Begin Records for the task

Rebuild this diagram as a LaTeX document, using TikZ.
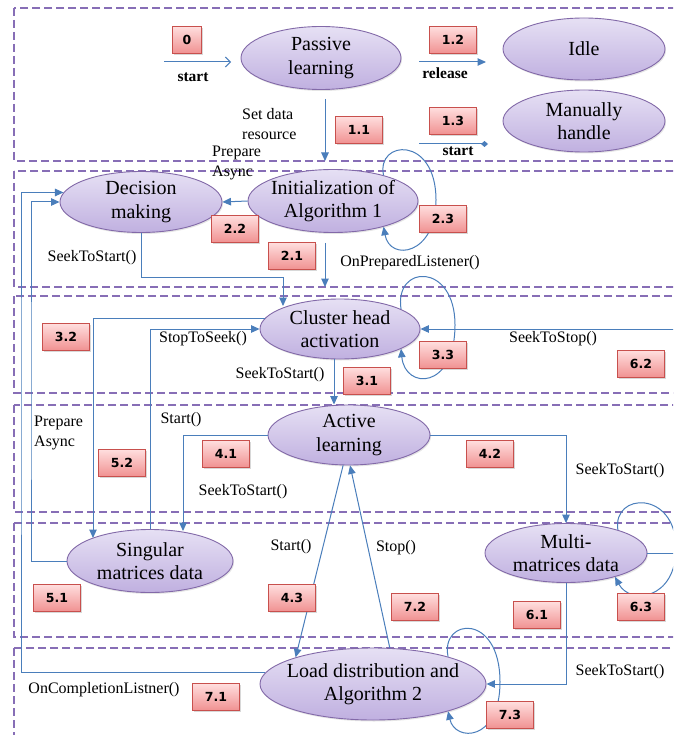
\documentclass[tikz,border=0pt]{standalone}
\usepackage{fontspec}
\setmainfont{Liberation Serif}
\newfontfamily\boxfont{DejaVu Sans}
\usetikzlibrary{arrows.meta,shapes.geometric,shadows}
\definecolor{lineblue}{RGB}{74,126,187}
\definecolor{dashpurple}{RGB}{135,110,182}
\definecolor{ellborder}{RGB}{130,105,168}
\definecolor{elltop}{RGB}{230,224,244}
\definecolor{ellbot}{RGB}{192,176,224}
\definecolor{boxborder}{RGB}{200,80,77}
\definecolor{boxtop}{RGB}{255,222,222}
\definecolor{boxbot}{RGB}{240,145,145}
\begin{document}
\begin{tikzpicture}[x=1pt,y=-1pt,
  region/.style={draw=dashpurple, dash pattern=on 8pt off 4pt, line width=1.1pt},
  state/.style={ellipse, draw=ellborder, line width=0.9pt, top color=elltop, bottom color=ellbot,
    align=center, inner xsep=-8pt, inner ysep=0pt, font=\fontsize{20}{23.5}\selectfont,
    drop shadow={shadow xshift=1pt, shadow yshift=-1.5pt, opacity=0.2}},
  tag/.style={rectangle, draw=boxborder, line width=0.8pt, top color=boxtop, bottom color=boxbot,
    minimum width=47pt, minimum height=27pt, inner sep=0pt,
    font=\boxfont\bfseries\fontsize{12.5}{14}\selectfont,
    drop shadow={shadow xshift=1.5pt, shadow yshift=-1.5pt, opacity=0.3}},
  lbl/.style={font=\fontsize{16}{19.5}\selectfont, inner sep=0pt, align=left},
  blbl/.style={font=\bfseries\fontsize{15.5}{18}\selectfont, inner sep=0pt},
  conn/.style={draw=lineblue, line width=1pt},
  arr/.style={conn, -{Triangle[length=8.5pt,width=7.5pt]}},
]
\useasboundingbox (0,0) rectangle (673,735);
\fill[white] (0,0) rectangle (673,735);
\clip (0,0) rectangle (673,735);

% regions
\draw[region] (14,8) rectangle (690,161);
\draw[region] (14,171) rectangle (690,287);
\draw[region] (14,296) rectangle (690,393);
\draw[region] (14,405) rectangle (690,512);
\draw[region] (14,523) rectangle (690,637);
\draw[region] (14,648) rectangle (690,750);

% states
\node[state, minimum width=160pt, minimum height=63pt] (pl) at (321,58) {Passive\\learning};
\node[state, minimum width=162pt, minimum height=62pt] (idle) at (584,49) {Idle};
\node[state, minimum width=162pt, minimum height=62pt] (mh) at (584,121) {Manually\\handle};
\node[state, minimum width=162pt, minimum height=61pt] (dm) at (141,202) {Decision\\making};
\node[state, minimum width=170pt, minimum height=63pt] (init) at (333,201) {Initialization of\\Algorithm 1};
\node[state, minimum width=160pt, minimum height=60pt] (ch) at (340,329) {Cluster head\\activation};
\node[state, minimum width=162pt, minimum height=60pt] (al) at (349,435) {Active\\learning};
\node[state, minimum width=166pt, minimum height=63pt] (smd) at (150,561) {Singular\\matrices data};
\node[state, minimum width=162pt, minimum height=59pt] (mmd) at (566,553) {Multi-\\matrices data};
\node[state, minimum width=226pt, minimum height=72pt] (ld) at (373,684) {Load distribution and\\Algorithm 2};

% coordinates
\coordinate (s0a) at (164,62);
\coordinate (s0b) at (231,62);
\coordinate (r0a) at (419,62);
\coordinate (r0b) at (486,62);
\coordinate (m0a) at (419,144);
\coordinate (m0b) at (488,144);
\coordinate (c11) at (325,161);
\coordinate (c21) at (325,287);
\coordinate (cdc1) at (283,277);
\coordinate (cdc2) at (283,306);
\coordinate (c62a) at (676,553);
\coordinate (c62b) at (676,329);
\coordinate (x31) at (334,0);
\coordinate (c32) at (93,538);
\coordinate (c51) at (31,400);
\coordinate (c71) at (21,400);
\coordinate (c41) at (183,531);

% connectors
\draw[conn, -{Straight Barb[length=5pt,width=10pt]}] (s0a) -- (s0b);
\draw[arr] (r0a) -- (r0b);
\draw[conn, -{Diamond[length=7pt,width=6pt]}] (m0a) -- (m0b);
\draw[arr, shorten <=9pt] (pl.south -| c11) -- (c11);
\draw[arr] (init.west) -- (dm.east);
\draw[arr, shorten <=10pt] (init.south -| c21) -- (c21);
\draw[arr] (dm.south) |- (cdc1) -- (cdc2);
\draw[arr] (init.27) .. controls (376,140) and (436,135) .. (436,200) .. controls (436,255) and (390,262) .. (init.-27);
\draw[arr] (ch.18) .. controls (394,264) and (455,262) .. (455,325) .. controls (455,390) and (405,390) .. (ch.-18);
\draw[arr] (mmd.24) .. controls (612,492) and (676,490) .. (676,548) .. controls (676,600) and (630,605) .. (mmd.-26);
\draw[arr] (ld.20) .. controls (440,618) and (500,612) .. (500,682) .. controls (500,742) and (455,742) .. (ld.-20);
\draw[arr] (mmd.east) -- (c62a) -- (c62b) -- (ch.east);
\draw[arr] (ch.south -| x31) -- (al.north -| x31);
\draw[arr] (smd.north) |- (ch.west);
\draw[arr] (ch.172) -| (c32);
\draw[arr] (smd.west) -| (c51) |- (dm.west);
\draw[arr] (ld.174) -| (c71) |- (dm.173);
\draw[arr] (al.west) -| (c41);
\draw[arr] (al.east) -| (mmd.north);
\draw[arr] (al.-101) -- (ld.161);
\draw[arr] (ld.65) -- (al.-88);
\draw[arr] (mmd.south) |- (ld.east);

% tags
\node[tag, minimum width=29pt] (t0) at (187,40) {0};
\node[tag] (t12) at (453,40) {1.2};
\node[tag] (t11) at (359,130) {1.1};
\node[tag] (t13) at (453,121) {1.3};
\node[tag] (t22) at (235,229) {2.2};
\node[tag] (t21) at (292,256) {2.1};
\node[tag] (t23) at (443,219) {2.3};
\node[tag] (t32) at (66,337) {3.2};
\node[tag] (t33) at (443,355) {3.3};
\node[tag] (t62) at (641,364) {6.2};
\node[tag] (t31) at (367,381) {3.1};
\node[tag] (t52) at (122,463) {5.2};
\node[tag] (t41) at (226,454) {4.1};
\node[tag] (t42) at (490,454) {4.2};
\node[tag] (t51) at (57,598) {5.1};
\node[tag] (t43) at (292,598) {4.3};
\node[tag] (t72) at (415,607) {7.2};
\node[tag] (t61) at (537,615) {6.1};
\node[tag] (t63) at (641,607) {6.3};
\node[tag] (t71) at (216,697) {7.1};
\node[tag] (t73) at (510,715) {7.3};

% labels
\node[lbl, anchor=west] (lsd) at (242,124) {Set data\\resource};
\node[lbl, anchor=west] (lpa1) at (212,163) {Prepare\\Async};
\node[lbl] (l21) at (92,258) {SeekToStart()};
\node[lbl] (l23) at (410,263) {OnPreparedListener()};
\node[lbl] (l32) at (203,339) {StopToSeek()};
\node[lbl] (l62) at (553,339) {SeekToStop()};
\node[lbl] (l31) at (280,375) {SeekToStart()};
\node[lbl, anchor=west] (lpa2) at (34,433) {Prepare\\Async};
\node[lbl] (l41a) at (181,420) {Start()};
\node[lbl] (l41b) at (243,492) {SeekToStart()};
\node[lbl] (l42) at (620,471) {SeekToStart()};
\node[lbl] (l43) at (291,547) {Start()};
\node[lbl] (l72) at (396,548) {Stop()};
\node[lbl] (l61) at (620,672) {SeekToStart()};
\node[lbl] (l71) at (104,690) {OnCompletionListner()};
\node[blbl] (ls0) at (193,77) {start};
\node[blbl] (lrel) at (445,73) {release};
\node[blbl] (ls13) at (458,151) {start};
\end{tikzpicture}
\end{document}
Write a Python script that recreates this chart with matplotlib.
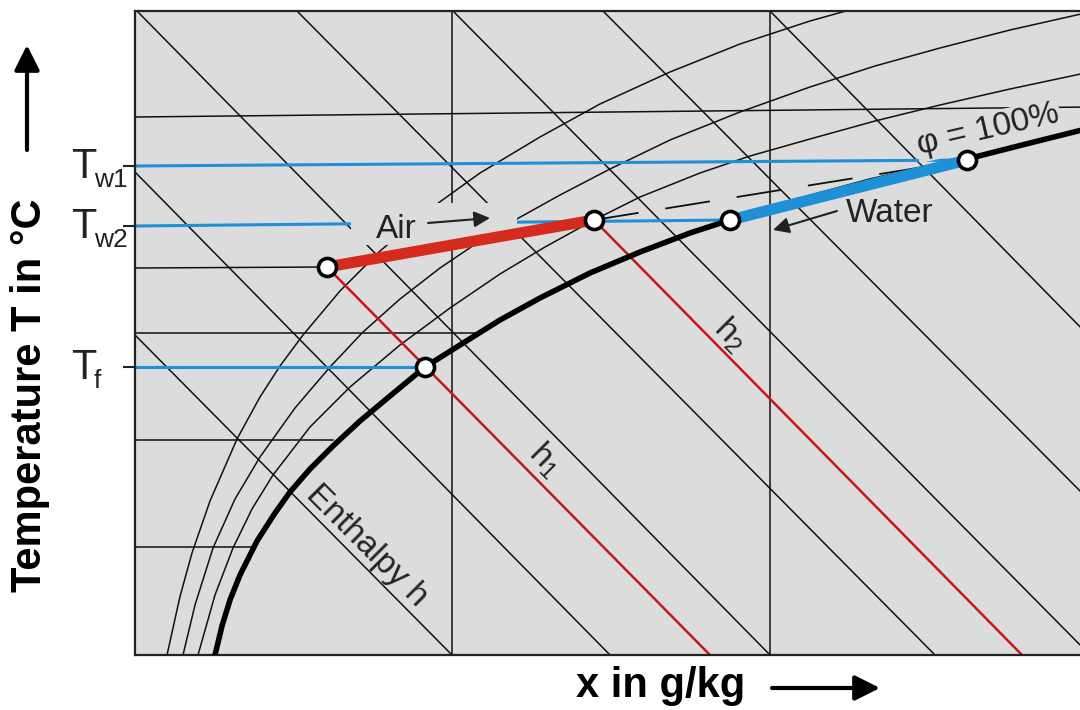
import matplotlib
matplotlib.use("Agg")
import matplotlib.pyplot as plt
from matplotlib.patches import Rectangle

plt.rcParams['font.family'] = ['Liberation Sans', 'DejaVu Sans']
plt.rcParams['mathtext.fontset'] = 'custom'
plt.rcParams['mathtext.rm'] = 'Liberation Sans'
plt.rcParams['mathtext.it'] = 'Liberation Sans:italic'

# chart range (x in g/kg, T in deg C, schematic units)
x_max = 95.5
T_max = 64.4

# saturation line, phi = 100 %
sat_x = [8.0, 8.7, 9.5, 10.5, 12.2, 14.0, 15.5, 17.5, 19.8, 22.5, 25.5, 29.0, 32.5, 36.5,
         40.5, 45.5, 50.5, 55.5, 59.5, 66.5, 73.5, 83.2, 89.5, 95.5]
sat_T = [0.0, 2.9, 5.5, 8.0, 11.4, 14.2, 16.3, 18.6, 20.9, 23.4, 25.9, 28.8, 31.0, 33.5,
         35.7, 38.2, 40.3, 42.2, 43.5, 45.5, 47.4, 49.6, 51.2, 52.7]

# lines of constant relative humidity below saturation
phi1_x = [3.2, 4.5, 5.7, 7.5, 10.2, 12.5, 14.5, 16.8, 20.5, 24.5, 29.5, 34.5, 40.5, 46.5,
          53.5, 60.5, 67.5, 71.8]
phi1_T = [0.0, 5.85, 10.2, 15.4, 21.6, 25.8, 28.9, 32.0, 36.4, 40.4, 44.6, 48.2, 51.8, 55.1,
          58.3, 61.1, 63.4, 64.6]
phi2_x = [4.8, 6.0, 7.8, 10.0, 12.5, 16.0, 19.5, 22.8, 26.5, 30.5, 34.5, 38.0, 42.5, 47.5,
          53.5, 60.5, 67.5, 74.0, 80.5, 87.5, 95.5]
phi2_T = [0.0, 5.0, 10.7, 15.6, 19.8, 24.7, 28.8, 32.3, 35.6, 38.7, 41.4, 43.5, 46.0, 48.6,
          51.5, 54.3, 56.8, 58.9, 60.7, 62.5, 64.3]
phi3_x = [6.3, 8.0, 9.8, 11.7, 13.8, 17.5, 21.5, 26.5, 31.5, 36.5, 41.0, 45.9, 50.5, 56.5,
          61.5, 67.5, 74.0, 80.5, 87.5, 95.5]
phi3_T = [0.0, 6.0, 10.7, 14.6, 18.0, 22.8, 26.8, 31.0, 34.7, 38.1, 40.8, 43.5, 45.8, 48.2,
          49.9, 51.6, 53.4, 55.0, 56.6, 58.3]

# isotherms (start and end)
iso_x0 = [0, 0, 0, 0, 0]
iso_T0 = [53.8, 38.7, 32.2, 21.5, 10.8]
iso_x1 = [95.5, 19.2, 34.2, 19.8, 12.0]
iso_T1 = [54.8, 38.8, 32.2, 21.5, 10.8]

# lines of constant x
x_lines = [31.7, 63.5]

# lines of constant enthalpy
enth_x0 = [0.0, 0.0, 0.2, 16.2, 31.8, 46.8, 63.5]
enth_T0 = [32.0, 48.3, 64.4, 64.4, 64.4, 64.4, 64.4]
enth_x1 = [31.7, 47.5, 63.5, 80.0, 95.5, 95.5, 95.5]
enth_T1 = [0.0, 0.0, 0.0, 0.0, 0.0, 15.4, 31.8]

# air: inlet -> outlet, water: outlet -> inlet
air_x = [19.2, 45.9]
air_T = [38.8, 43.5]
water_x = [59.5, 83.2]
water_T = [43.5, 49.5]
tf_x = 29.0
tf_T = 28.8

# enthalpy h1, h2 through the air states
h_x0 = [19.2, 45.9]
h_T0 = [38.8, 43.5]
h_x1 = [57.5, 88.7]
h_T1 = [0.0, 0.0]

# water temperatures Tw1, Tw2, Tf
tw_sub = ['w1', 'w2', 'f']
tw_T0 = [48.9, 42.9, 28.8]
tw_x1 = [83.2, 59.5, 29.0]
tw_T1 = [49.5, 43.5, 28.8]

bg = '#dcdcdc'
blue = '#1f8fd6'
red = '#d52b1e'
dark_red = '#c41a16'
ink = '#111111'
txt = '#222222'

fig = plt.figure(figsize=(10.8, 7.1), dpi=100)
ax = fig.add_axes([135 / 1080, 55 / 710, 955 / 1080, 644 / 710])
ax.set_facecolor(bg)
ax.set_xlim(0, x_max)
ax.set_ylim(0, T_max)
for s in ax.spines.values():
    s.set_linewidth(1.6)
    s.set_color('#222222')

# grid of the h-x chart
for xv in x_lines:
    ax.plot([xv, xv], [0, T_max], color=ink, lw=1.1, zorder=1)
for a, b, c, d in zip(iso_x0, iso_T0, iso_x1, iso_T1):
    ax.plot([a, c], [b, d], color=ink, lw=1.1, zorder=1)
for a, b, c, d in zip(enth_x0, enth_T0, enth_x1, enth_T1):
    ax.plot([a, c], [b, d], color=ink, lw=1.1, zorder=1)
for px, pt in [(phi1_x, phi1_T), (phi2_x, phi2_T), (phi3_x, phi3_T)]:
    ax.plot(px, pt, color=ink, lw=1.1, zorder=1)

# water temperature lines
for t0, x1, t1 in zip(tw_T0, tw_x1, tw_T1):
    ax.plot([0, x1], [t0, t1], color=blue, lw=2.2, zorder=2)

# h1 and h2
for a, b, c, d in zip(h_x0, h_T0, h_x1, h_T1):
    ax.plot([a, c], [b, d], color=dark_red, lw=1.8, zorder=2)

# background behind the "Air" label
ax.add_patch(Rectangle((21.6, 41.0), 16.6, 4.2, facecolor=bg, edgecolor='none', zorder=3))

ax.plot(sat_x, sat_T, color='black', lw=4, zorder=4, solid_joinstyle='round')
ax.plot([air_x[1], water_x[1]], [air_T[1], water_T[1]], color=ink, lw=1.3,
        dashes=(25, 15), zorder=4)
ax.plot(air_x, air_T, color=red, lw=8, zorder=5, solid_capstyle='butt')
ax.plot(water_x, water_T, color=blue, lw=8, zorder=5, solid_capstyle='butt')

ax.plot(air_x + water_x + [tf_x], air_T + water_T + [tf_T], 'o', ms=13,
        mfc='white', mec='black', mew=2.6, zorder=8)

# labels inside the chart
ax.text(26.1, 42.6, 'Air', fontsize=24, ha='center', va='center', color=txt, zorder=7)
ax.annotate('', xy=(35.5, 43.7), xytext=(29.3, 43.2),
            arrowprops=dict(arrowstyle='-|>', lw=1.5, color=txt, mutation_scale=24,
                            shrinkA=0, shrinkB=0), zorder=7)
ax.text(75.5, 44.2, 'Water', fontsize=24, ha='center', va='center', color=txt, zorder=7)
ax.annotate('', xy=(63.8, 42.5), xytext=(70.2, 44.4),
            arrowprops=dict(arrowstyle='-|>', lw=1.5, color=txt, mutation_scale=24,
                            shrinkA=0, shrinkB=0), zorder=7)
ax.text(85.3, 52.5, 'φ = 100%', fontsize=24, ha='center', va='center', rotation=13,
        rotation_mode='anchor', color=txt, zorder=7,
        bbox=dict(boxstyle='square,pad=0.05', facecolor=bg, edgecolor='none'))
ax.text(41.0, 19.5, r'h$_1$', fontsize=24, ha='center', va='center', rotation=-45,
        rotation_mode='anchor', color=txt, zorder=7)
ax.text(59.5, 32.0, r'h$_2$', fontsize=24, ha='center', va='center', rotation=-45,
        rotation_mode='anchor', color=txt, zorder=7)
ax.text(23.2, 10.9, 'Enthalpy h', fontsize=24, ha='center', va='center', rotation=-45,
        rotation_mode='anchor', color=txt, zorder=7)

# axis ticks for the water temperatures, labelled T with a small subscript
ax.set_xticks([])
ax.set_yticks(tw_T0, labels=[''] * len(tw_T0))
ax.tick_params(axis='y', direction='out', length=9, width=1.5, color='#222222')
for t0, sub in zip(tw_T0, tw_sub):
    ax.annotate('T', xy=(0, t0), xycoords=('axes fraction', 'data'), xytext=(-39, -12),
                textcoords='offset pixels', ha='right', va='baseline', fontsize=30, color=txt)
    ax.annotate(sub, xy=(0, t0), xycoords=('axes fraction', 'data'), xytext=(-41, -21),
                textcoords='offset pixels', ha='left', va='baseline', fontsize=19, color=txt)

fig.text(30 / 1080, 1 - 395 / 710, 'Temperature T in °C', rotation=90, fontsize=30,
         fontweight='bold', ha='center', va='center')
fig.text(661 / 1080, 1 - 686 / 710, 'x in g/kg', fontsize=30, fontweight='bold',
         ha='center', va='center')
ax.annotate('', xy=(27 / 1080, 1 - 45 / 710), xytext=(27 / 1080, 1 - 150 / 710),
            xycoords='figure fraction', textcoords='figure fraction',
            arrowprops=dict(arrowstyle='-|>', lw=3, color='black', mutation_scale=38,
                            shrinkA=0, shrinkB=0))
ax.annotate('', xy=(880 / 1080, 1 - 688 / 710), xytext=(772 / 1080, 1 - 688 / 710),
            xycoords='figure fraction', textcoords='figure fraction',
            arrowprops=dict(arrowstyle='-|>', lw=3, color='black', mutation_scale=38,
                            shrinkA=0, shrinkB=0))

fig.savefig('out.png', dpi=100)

End Records for the task

Written problem:
From the records above, give again only the part that opens with the line containing "Write a Python" and closes with the line containing "35.7, 38.2, 40.3, 42.2, 43.5, 45.5, 47.4, 49.6, 51.2, 52.7]". Keep both ends but drop the pictures.

Final result:
Write a Python script that recreates this chart with matplotlib.
import matplotlib
matplotlib.use("Agg")
import matplotlib.pyplot as plt
from matplotlib.patches import Rectangle

plt.rcParams['font.family'] = ['Liberation Sans', 'DejaVu Sans']
plt.rcParams['mathtext.fontset'] = 'custom'
plt.rcParams['mathtext.rm'] = 'Liberation Sans'
plt.rcParams['mathtext.it'] = 'Liberation Sans:italic'

# chart range (x in g/kg, T in deg C, schematic units)
x_max = 95.5
T_max = 64.4

# saturation line, phi = 100 %
sat_x = [8.0, 8.7, 9.5, 10.5, 12.2, 14.0, 15.5, 17.5, 19.8, 22.5, 25.5, 29.0, 32.5, 36.5,
         40.5, 45.5, 50.5, 55.5, 59.5, 66.5, 73.5, 83.2, 89.5, 95.5]
sat_T = [0.0, 2.9, 5.5, 8.0, 11.4, 14.2, 16.3, 18.6, 20.9, 23.4, 25.9, 28.8, 31.0, 33.5,
         35.7, 38.2, 40.3, 42.2, 43.5, 45.5, 47.4, 49.6, 51.2, 52.7]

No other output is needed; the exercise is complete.